Critics Claim Tepco Did More to Save Plant than Ensure Safety
By doing so, he may have helped prevent even worse things from happening because the attitude that seems to have permeated Tepco -- namely that the company and its property should be given the greatest priority -- appears to remain in place, even in the face of a nuclear catastrophe. The engineers reportedly considered pumping ocean water mixed with boric acid into the damaged Reactor 1 as early as the morning of March 12 in order to prevent a threatening total core meltdown.
The problem was that the action would have been equivalent to abandoning the reactor altogether because the salt water would have caused damage that could have permanently destroyed the plant. The engineers waited for hours before they finally begin pumping sea water at 8:20 p.m. local time into the reactor. A Tepco spokesman said the company had waited until the right time, taking into account the security of the entire facility.

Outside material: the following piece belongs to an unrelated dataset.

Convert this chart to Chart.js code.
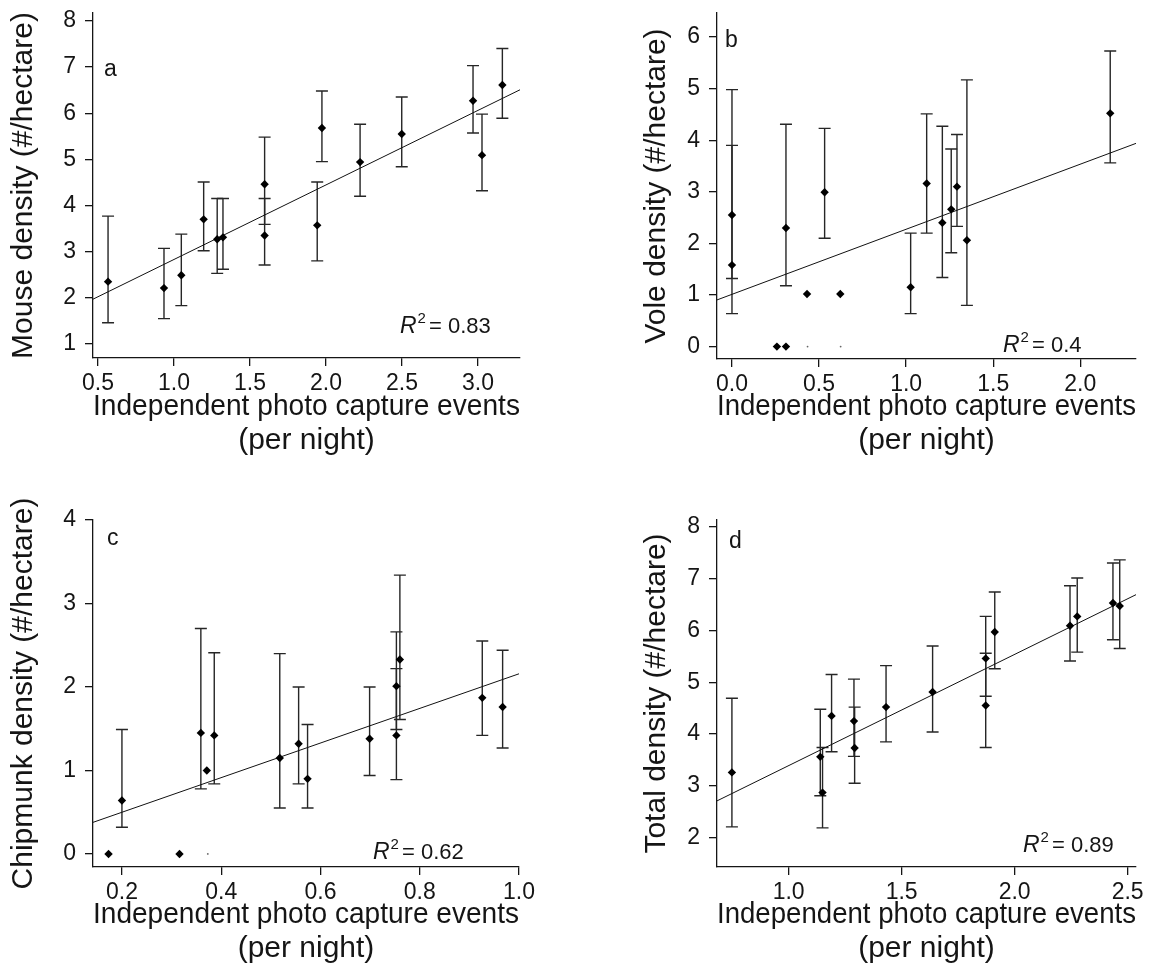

Critics, however, hold another view. Tepco "hesitated because it tried to protect its assets," Akira Omoto, a former Tepco executive and a member of the Japan Atomic Energy Commission, told the Wall Street Journal. Another government official, speaking on the condition of anonymity, told the newspaper: "This disaster is 60 percent man-made. They failed in their initial response. It's like Tepco dropped and lost a 100 yen coin while trying to pick up a 10 yen coin."